Where Are We Going with Nuclear Weapons
Abstract: Whatever “nuclear order” existed through the 20th century has now come nearly undone. Arms control treaties have been abandoned; an unprecedented three-way U.S.-Russia-China competition is underway; North Korea’s arsenal grows; the U.S. has changed the nonproliferation rules for some of its friends, which now makes others (Saudi Arabia, South Korea) want similar breaks, alarming many others; no nuclear antagonists engage each other in sustained high-level dialogue to stabilize their relations; the Ukraine War exacerbates fear of something similar over Taiwan, with nuclear dimensions. What are the implications of unrestrained nuclear competition, and what is a desirable and feasible alternative? George Perkovich will present his draft answers to these questions and welcome a robust discussion of these issues.

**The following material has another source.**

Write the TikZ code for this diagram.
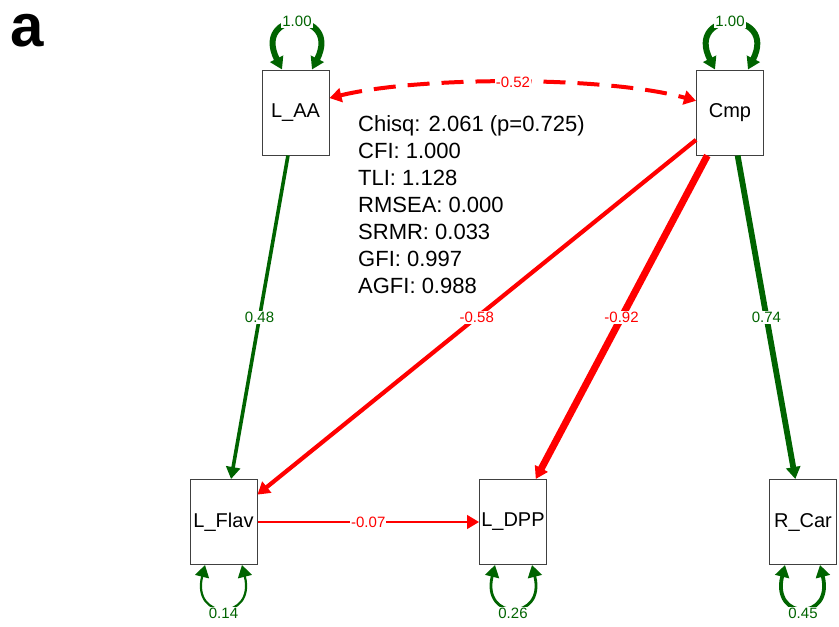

George Perkovich is the Japan chair for a world without nuclear weapons and vice president for studies at the Carnegie Endowment for International Peace, overseeing the Technology and International Affairs Program and Nuclear Policy Program. He works primarily on nuclear strategy and nonproliferation issues; cyberconflict; and new approaches to international public-private management of strategic technologies.
He is the author of the prize-winning book, India’s Nuclear Bomb (University of California Press, 1999), and co-author of, Not War, Not Peace? Motivating Pakistan to Prevent Cross-Border Terrorism (Oxford University Press, 2016).